Buena tarde. Tengo el detalle de la referencia:

Leymann, Heinz (1995). _Begleitmaterial zum Mobbing-Video_. Wien: Verlag des ÖGB.                               

Mi intento de traducción: Material informativo de acompañamiento para el video sobre _mobbing.
_
¿Es correcto o requiere ajuste? Gracias de antemano.


----------



## Tonerl

risingmoon said:


> Mi intento de traducción: Material informativo de acompañamiento para el video sobre _mobbing._



He aquí mi propuesta de traducción (interpretativa):

Begleitmaterial zum Video über Mobbing *„am Arbeitsplatz“*
Material informativo de acompañamiento para el video sobre *"acoso laboral"
*
Saludos


----------



## risingmoon

Gracias Tonerl por tu propuesta. En esta ocasión no traduciré _mobbing_, la dejaré tal cual.

Respecto al título en sí ¿es el título real, oficial? De ser así, si no tienes inconveniente en decirlo ¿de dónde lo tomaste? Porque entonces el que usé estaría incompleto (lo transcribí de la bibliografía de un artículo).

Por último, entiendo que prácticamente confirmas la traducción que propuse.

Espero tus comentarios. Gracias otra vez .


----------



## elroy

risingmoon said:


> Material informativo de acompañamiento


 ¿No es demasiado larga esa traducción? ¿No hay manera de hacerla más corta?

¿Qué tal "materiales suplementarios"?


----------



## risingmoon

Gracias elroy. La verdad, ignoro si el material tiene el objetivo de lograr un todo aunándose al video (en cuyo caso preferiría usar "complementario") o si es adicional y lo amplía y enriquece. Si Tonerl tiene oportunidad de aportar los datos solicitados, quizá sea posible resolver esta particularidad.


----------



## elroy

risingmoon said:


> ignoro si el material tiene el objetivo de lograr un todo aunándose al video (en cuyo caso preferiría usar "complementario") o si es adicional y lo amplía y enriquece


 En el segundo caso valdría "suplementario", ¿no? O sea, no hace falta usar la formulación "informativo de acompañamiento", sino que se puede usar o "complementario" o "suplementario" dependiendo del significado, ¿no?

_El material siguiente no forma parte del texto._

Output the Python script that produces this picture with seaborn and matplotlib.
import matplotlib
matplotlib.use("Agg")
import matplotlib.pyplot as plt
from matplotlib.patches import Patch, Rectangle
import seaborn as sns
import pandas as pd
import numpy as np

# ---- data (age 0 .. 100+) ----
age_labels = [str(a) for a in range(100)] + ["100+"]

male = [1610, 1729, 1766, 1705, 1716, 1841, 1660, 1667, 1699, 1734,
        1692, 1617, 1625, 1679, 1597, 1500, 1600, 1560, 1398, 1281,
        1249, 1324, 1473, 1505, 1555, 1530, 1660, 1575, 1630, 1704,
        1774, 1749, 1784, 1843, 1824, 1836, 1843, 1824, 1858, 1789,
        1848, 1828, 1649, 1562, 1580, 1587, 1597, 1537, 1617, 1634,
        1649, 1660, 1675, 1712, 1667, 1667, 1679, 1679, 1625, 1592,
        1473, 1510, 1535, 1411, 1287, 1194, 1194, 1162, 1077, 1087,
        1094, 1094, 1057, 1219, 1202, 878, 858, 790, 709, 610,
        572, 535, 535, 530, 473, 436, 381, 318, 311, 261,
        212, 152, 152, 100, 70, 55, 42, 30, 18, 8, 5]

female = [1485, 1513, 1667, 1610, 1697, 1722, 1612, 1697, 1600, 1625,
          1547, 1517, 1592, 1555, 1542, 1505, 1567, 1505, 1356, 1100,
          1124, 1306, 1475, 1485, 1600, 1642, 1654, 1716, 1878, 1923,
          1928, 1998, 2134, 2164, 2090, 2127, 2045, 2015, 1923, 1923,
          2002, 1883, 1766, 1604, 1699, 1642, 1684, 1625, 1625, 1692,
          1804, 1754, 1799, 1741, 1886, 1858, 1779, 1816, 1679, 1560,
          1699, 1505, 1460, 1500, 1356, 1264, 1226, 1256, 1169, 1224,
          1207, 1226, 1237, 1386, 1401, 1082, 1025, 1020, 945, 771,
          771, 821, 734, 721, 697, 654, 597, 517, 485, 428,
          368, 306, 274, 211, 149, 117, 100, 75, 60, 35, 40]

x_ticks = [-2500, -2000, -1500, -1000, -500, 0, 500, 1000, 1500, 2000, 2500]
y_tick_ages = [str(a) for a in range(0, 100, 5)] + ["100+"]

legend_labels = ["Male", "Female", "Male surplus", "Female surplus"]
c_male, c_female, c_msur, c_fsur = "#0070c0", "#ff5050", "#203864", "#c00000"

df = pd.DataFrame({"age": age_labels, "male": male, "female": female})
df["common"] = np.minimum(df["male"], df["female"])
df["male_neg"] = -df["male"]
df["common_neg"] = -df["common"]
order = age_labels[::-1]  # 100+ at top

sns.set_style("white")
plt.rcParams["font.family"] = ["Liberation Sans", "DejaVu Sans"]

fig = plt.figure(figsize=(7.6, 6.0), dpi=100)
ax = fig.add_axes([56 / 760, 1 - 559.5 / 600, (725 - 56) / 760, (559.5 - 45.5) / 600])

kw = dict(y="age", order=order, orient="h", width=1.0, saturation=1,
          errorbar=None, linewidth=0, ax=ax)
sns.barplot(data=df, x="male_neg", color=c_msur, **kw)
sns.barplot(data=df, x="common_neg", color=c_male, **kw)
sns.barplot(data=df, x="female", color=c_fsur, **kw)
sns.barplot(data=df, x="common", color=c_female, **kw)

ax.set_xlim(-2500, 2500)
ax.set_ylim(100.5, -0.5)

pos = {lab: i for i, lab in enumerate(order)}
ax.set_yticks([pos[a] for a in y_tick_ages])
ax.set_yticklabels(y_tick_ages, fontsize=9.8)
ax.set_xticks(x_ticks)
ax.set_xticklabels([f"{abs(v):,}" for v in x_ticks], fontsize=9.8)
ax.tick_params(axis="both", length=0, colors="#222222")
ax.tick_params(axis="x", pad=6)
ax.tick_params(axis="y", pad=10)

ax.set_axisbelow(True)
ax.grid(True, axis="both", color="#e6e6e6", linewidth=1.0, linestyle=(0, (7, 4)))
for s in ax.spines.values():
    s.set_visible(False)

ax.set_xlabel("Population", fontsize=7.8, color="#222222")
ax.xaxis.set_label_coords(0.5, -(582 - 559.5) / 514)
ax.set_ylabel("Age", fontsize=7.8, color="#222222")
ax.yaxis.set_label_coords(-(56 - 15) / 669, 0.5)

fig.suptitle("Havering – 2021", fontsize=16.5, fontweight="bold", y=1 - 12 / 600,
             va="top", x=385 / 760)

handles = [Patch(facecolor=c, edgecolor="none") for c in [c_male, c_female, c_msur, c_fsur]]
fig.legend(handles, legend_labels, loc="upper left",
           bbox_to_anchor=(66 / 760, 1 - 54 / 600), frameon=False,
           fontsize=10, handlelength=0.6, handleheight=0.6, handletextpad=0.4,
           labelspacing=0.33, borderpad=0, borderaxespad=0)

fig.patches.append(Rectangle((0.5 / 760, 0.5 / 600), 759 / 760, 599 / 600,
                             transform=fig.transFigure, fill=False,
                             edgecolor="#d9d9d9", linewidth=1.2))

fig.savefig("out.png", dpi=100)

Una colega mía que es traductora y hablante nativa del castellano me acaba de comentar que el término correspondiente es "materiales de apoyo".


----------



## risingmoon

Me parece muy válido lo que propones elroy, dado el caso no tengo problema con usar una expresión más corta siempre y cuando respete la idea expresada en el original. Agradezco mucho también la consulta adicional que hiciste con tu colega .
No sabemos qué tipo de materiales son (por ejemplo, dos o más de posibles elementos como: un artículo, una guía, el famoso cuestionario LIPT, etc.). No encuentro nada concreto en la internet (fotos, descripciones, etc.).
Especialmente me interesa que se resuelva lo planteado en #2, pues aparentemente el título es un  poco más largo, al menos en alemán.


----------



## risingmoon

Un avance: de acuerdo con la aclaración que ya hizo Tonerl (respecto a las traducciones adicionales al alemán), el título es tal como lo mostré desde el inicio. Considerando lo que amablemente compartió tu colega, elroy, quedaría así:

Materiales de apoyo para el video sobre _mobbing_.

Creo que se acorta bastante y sigue siendo una traducción correcta, incluyendo lo que planteé en #7. Salvo mejor opinión, me parece que el hilo está concluido . Gracias de nuevo, elroy .


----------